Granularity for quantization. * "per_tensor" (default) * "per_grouped_channel"

group_size: int
  • Specify the number of channels in a group. Only effective when granularity is per_grouped_channel.

  • Default to 32.

channel_axis: Optional[int] = None
  • Specify the channel axis to form a group of channels. Only effective when granularity is per_grouped_channel.

  • Default to None, where the axis is automatically picked based on op type.

cluster_dim: int
  • The dimension of centroids for each look up table. When cluster_dim == 1, it’s scalar palettization, where each entry in the lookup table is a scalar element. When cluster_dim > 1, it’s vector palettization, where each entry in the lookup table is a vector of length cluster_dim.
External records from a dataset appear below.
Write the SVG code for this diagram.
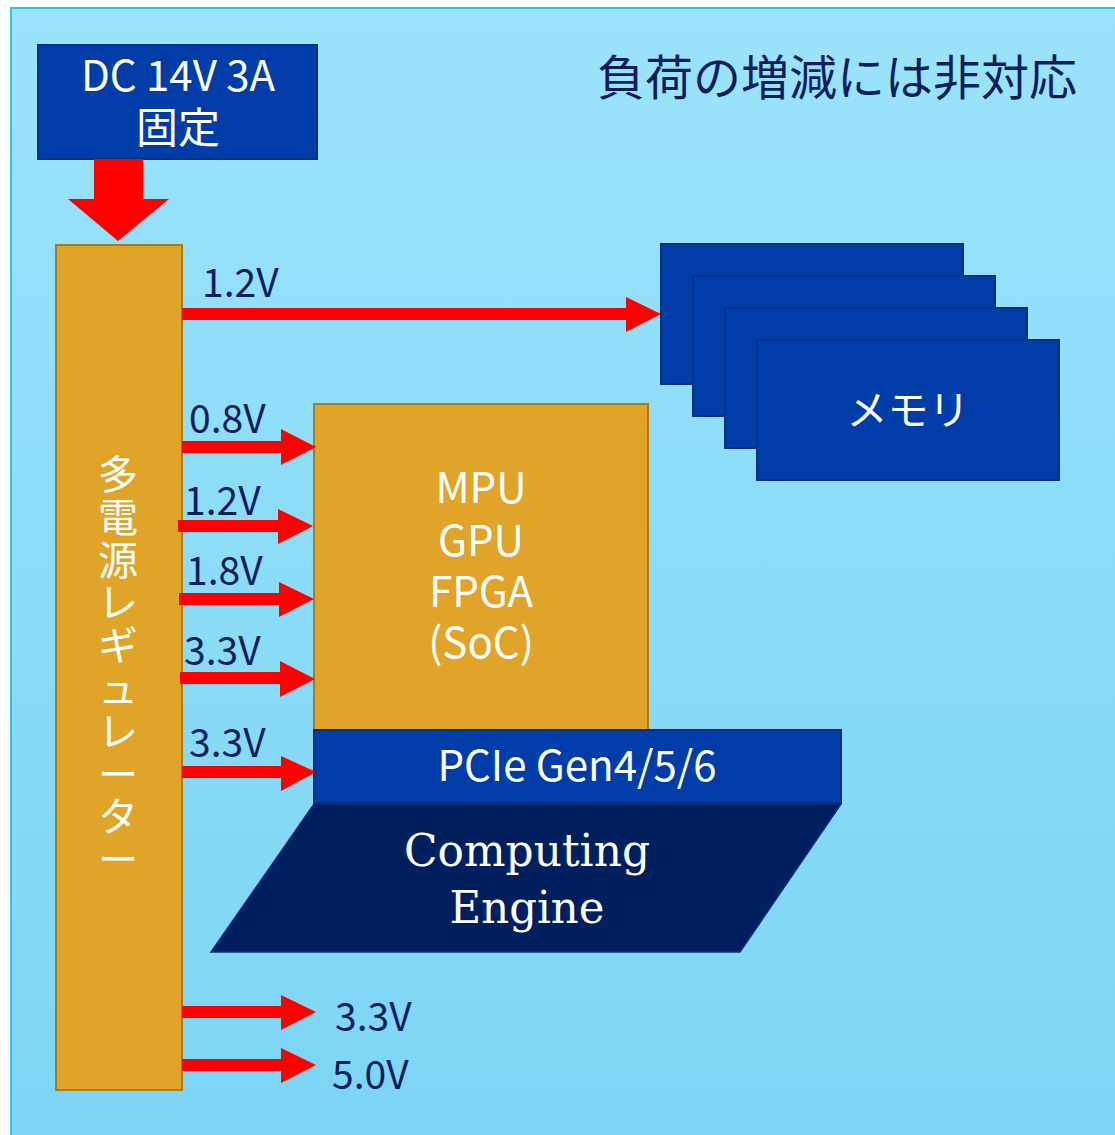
<svg xmlns="http://www.w3.org/2000/svg" width="1115" height="1135" viewBox="0 0 1115 1135">
<defs>
<linearGradient id="bg" x1="0" y1="0" x2="0" y2="1">
<stop offset="0" stop-color="#9be3fb"/>
<stop offset="1" stop-color="#7cd5f5"/>
</linearGradient>
<style>
.t{font-family:"Noto Sans CJK JP","Noto Sans",sans-serif;}
.w{fill:#ffffff;}
.lbl{fill:#0b1f5c;font-size:39px;}
.blue{fill:#003da8;stroke:#002f85;stroke-width:2;}
.gold{fill:#e0a428;stroke:#a87c1e;stroke-width:2;}
.arr{fill:#ff0000;}
.v{font-size:40px;}
</style>
</defs>
<rect x="0" y="0" width="1115" height="1135" fill="#ffffff"/>
<rect x="11" y="8" width="1110" height="1140" fill="url(#bg)" stroke="#2ec4e0" stroke-width="2"/>
<text class="t" x="1077" y="95" text-anchor="end" font-size="48" fill="#0b1f5c">負荷の増減には非対応</text>

<g id="dc">
<rect class="blue" x="38" y="45" width="279" height="114"/>
<text class="t w" x="178" y="91" text-anchor="middle" font-size="42">DC 14V 3A</text>
<text class="t w" x="178" y="143" text-anchor="middle" font-size="42">固定</text>
</g>

<g id="regulator">
<rect class="gold" x="56" y="245" width="126" height="845"/>
<text class="t w v" x="118" y="489" text-anchor="middle">多</text>
<text class="t w v" x="118" y="532" text-anchor="middle">電</text>
<text class="t w v" x="118" y="575" text-anchor="middle">源</text>
<text class="t w v" x="118" y="617" text-anchor="middle">レ</text>
<text class="t w v" x="118" y="660" text-anchor="middle">ギ</text>
<text class="t w v" x="118" y="703" text-anchor="middle">ュ</text>
<text class="t w v" x="118" y="746" text-anchor="middle">レ</text>
<text class="t w v" x="118" y="789" text-anchor="middle">ー</text>
<text class="t w v" x="118" y="831" text-anchor="middle">タ</text>
<text class="t w v" x="118" y="874" text-anchor="middle">ー</text>
</g>

<g id="memory">
<rect class="blue" x="661" y="244" width="302" height="140"/>
<rect class="blue" x="693" y="276" width="302" height="140"/>
<rect class="blue" x="725" y="308" width="302" height="140"/>
<rect class="blue" x="757" y="340" width="302" height="140"/>
<text class="t w" x="908" y="425" text-anchor="middle" font-size="41">メモリ</text>
</g>

<g id="mpu">
<rect class="gold" x="314" y="404" width="334" height="326"/>
<text class="t w" x="481" y="503" text-anchor="middle" font-size="42">MPU</text>
<text class="t w" x="481" y="556" text-anchor="middle" font-size="42">GPU</text>
<text class="t w" x="481" y="607" text-anchor="middle" font-size="42">FPGA</text>
<text class="t w" x="481" y="658" text-anchor="middle" font-size="42">(SoC)</text>
</g>

<g id="pcie">
<rect class="blue" x="314" y="730" width="527" height="73"/>
<text class="t w" x="577" y="781" text-anchor="middle" font-size="42">PCIe Gen4/5/6</text>
</g>

<g id="engine">
<polygon points="314,804 841,804 740,952 211,952" fill="#001f5f" stroke="#0a2f80" stroke-width="1.5"/>
<text x="527" y="866" text-anchor="middle" font-family="DejaVu Serif, serif" font-size="44" fill="#ffffff" textLength="246" lengthAdjust="spacingAndGlyphs">Computing</text>
<text x="527" y="923" text-anchor="middle" font-family="DejaVu Serif, serif" font-size="44" fill="#ffffff" textLength="155" lengthAdjust="spacingAndGlyphs">Engine</text>
</g>

<g id="connectors">
<polygon class="arr" points="94,159 143,159 143,199 169,199 118,241 68,199 94,199"/>
<polygon class="arr" points="182,308 626,308 626,297 661,314 626,332 626,320 182,320"/>
<polygon class="arr" points="182,441 281,441 281,429 316,447 281,465 281,453 182,453"/>
<polygon class="arr" points="178,520 278,520 278,509 313,526 278,544 278,532 178,532"/>
<polygon class="arr" points="179,593 279,593 279,582 314,599 279,617 279,605 179,605"/>
<polygon class="arr" points="180,672 280,672 280,661 315,679 280,697 280,684 180,684"/>
<polygon class="arr" points="182,766 281,766 281,756 316,772 281,791 281,778 182,778"/>
<polygon class="arr" points="182,1006 281,1006 281,995 316,1012 281,1030 281,1018 182,1018"/>
<polygon class="arr" points="182,1059 281,1059 281,1048 316,1065 281,1083 281,1071 182,1071"/>
</g>

<g id="labels">
<text class="t lbl" x="202" y="297">1.2V</text>
<text class="t lbl" x="189" y="433">0.8V</text>
<text class="t lbl" x="184" y="515">1.2V</text>
<text class="t lbl" x="186" y="585">1.8V</text>
<text class="t lbl" x="184" y="665">3.3V</text>
<text class="t lbl" x="189" y="757">3.3V</text>
<text class="t lbl" x="335" y="1031">3.3V</text>
<text class="t lbl" x="332" y="1089">5.0V</text>
</g>
</svg>
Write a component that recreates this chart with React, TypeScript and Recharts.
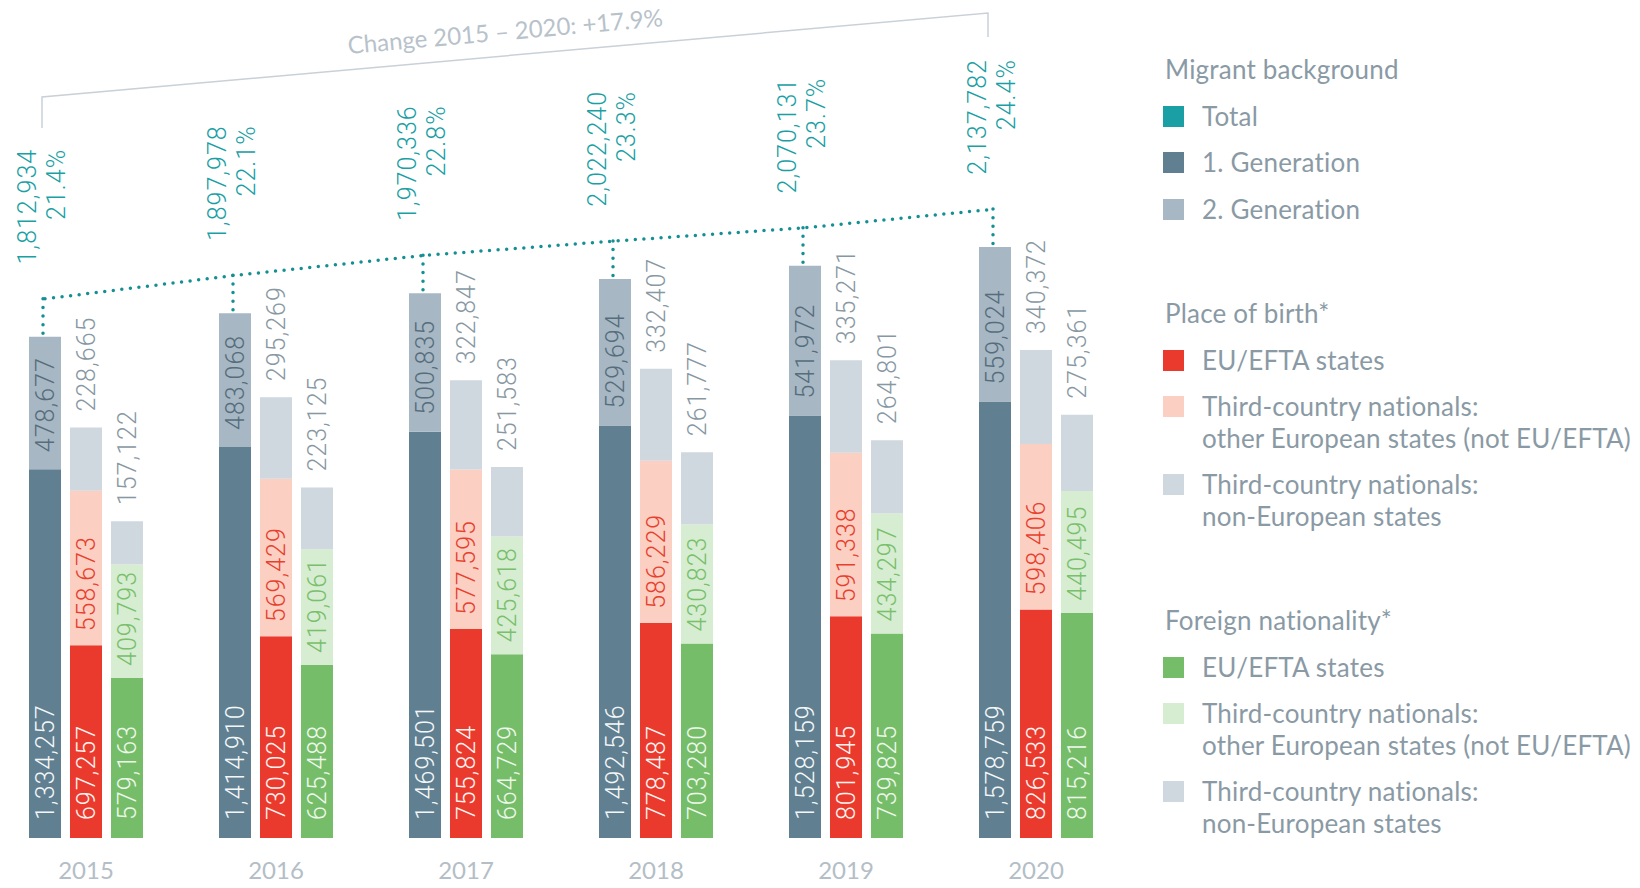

  • More specifically, when cluster_dim > 1, each cluster_dim length of weight vectors along the channel axis are palettized using the same 2-D centroid. .

  • Default to 1.

enable_per_channel_scale: bool
  • When set to True, weights are normalized along the output channels using per channel scales before being palettized.

num_kmeans_workers: int
  • Number of worker processes to use for performing k-means. It is recommended to use more than one worker process to parallelize the clustering, especially when multiple CPUs are available.

  • Default to 1.

weight_threshold: int

The size threshold, above which weights are pruned. That is, a weight tensor is pruned only if its total number of elements are greater than weight_threshold.

For example, if weight_threshold = 1024 and a weight tensor is of shape [10, 20, 1, 1], hence 200 elements, it will not be pruned.

  • If not provided, it will be set to 2048, in which weights bigger than 2048 elements are compressed.